__Stated task__. In the listing below, find the line that contains "Emit a web page" and the line that contains "1587.5, 1592.3, 1585.9];". Quote both and every line between them, exactly, and nothing more.

__Excerpted records__.
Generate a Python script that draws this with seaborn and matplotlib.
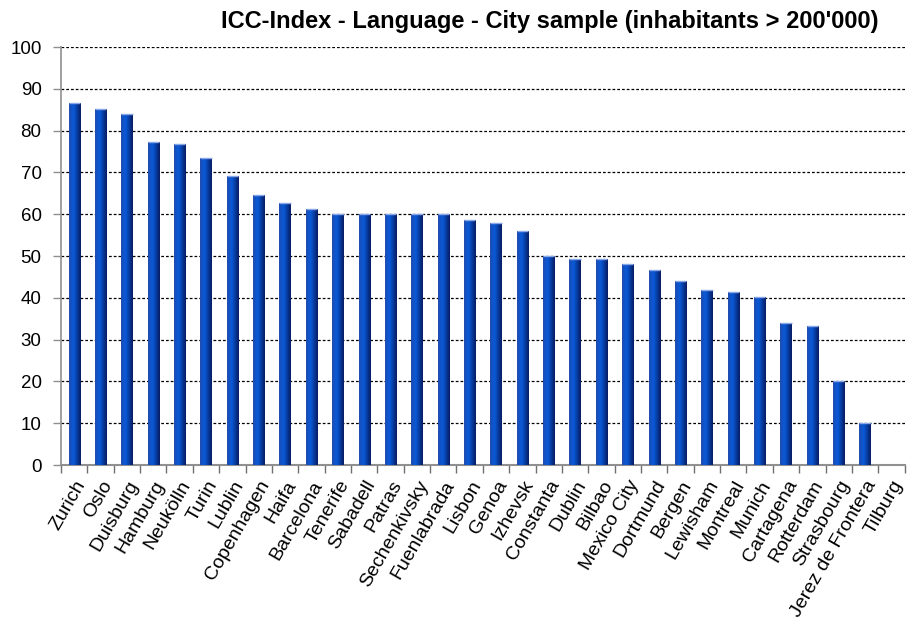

...

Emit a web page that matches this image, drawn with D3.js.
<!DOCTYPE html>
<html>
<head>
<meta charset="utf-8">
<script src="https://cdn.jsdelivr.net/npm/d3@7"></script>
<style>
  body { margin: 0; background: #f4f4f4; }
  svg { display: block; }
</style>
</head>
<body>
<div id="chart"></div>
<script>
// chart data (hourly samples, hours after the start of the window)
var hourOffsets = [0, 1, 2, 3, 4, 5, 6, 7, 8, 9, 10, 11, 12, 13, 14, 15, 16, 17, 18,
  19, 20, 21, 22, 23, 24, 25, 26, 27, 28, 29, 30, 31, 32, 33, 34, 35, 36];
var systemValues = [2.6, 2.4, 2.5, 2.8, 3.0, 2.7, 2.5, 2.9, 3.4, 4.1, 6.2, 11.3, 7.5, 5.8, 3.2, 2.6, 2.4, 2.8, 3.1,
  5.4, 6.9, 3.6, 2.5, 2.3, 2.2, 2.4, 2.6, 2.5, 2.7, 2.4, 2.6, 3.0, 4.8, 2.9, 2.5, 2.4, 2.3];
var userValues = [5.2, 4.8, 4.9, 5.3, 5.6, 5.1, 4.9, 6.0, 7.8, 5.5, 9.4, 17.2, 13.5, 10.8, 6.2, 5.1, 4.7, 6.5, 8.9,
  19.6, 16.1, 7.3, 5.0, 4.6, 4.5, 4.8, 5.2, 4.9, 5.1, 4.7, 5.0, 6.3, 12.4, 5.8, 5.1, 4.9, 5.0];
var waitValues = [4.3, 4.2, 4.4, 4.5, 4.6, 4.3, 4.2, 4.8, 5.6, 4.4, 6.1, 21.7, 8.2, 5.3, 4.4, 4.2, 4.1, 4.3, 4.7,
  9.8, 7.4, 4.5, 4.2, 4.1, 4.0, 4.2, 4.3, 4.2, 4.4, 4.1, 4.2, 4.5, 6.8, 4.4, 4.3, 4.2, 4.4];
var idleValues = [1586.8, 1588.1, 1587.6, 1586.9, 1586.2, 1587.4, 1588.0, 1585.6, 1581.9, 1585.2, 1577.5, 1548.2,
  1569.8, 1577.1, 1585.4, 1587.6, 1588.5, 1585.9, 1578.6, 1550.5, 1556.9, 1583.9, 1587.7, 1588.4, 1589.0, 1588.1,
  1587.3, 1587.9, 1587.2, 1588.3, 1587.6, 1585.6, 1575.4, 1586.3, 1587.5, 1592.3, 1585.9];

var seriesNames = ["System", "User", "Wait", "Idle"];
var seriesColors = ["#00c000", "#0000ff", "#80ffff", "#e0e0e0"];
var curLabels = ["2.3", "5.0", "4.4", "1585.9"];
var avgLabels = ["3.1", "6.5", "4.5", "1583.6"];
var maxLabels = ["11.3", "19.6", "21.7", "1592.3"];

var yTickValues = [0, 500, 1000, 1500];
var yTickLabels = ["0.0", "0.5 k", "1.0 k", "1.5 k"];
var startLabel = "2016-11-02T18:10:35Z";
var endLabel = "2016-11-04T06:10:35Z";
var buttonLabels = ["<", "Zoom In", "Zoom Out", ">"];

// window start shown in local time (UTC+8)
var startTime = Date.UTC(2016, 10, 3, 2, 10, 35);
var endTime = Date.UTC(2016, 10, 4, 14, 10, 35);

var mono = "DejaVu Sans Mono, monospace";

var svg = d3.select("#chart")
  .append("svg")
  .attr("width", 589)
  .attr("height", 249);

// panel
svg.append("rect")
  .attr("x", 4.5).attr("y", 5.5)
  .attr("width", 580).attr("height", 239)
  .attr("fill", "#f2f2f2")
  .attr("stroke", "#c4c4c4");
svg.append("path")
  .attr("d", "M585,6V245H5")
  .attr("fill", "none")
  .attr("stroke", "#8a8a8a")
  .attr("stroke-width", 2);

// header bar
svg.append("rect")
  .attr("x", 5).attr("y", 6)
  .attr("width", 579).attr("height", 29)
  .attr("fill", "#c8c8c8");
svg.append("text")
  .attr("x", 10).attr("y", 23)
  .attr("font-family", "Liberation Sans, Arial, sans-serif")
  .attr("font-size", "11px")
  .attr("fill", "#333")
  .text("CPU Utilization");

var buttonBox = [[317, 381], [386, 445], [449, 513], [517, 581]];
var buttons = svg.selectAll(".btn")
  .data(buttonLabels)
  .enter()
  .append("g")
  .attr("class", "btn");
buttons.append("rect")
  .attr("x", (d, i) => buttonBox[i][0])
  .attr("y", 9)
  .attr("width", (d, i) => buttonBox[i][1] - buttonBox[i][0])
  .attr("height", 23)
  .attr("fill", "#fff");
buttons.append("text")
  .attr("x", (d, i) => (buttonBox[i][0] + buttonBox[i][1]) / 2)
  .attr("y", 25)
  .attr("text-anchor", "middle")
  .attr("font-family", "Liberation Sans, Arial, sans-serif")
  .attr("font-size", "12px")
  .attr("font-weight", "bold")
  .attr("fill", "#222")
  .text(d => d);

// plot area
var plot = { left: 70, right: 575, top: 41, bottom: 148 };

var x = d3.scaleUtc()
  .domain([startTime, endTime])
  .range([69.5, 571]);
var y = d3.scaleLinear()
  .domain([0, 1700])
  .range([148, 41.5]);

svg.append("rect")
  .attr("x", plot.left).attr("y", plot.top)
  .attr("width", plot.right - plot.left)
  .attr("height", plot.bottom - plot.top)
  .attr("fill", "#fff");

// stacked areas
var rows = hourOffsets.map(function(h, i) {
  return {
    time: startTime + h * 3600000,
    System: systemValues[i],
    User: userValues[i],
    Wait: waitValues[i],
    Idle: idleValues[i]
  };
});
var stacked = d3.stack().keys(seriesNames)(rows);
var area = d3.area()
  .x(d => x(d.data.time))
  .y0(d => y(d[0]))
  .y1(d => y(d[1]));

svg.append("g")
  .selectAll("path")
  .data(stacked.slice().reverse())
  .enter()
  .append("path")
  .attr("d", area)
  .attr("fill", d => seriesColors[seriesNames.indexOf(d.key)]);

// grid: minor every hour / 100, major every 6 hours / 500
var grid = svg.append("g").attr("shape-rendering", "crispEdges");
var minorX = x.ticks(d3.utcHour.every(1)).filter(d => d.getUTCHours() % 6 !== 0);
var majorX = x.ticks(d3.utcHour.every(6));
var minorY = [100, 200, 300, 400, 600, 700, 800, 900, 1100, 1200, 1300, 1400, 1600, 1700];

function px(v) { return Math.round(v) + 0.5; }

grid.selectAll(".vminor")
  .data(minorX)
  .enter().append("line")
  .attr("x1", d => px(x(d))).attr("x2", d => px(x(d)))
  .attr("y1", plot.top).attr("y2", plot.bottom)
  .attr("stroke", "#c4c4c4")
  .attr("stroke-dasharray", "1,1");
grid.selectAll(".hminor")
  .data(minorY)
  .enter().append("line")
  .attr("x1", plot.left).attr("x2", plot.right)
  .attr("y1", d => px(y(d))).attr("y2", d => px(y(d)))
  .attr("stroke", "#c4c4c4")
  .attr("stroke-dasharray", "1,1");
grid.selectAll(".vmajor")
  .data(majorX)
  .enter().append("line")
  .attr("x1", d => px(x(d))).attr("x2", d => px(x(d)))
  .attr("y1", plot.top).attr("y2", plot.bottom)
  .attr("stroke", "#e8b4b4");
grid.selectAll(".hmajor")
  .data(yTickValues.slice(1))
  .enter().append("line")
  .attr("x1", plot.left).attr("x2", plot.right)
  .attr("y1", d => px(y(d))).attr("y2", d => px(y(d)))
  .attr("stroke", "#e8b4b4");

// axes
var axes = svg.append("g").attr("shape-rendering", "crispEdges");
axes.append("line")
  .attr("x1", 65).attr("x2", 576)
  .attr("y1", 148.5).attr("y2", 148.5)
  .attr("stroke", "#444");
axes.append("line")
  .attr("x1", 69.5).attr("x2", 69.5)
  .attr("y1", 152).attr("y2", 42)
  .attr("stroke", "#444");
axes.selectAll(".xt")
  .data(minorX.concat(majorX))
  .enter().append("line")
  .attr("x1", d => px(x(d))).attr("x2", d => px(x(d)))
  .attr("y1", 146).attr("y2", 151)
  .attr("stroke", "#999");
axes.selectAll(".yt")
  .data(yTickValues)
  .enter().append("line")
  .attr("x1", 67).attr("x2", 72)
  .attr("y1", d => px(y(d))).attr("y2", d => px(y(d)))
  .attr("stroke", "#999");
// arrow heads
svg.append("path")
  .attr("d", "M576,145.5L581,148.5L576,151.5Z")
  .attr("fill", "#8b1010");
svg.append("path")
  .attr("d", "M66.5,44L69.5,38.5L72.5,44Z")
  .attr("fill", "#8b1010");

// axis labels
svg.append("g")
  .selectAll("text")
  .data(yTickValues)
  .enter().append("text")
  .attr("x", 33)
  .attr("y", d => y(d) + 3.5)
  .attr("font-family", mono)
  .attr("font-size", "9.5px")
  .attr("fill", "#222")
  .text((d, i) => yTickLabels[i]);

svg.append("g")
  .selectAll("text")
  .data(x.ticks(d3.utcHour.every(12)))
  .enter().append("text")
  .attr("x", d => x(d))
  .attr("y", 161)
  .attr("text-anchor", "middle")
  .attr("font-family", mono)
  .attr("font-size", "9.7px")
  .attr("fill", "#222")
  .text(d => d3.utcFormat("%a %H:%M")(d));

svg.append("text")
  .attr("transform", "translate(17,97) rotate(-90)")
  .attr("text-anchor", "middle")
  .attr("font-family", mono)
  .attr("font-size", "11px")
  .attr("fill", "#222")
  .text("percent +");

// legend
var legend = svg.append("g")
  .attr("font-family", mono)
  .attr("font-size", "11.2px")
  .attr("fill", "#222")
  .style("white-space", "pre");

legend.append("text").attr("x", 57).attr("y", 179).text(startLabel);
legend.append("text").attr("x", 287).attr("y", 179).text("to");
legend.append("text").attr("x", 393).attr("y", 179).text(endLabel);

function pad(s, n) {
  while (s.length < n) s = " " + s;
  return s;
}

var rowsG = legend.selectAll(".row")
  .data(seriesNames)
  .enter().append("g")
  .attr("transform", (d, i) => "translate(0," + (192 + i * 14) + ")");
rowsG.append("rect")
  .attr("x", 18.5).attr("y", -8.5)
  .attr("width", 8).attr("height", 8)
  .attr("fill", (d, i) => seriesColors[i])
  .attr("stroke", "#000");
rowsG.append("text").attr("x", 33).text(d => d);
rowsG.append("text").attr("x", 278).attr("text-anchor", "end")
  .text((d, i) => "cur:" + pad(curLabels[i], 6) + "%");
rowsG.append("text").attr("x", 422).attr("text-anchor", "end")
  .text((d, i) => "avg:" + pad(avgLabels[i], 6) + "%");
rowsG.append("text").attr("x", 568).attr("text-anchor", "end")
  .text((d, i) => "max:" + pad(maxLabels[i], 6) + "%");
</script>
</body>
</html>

__Exercise answer__.
Emit a web page that matches this image, drawn with D3.js.
<!DOCTYPE html>
<html>
<head>
<meta charset="utf-8">
<script src="https://cdn.jsdelivr.net/npm/d3@7"></script>
<style>
  body { margin: 0; background: #f4f4f4; }
  svg { display: block; }
</style>
</head>
<body>
<div id="chart"></div>
<script>
// chart data (hourly samples, hours after the start of the window)
var hourOffsets = [0, 1, 2, 3, 4, 5, 6, 7, 8, 9, 10, 11, 12, 13, 14, 15, 16, 17, 18,
  19, 20, 21, 22, 23, 24, 25, 26, 27, 28, 29, 30, 31, 32, 33, 34, 35, 36];
var systemValues = [2.6, 2.4, 2.5, 2.8, 3.0, 2.7, 2.5, 2.9, 3.4, 4.1, 6.2, 11.3, 7.5, 5.8, 3.2, 2.6, 2.4, 2.8, 3.1,
  5.4, 6.9, 3.6, 2.5, 2.3, 2.2, 2.4, 2.6, 2.5, 2.7, 2.4, 2.6, 3.0, 4.8, 2.9, 2.5, 2.4, 2.3];
var userValues = [5.2, 4.8, 4.9, 5.3, 5.6, 5.1, 4.9, 6.0, 7.8, 5.5, 9.4, 17.2, 13.5, 10.8, 6.2, 5.1, 4.7, 6.5, 8.9,
  19.6, 16.1, 7.3, 5.0, 4.6, 4.5, 4.8, 5.2, 4.9, 5.1, 4.7, 5.0, 6.3, 12.4, 5.8, 5.1, 4.9, 5.0];
var waitValues = [4.3, 4.2, 4.4, 4.5, 4.6, 4.3, 4.2, 4.8, 5.6, 4.4, 6.1, 21.7, 8.2, 5.3, 4.4, 4.2, 4.1, 4.3, 4.7,
  9.8, 7.4, 4.5, 4.2, 4.1, 4.0, 4.2, 4.3, 4.2, 4.4, 4.1, 4.2, 4.5, 6.8, 4.4, 4.3, 4.2, 4.4];
var idleValues = [1586.8, 1588.1, 1587.6, 1586.9, 1586.2, 1587.4, 1588.0, 1585.6, 1581.9, 1585.2, 1577.5, 1548.2,
  1569.8, 1577.1, 1585.4, 1587.6, 1588.5, 1585.9, 1578.6, 1550.5, 1556.9, 1583.9, 1587.7, 1588.4, 1589.0, 1588.1,
  1587.3, 1587.9, 1587.2, 1588.3, 1587.6, 1585.6, 1575.4, 1586.3, 1587.5, 1592.3, 1585.9];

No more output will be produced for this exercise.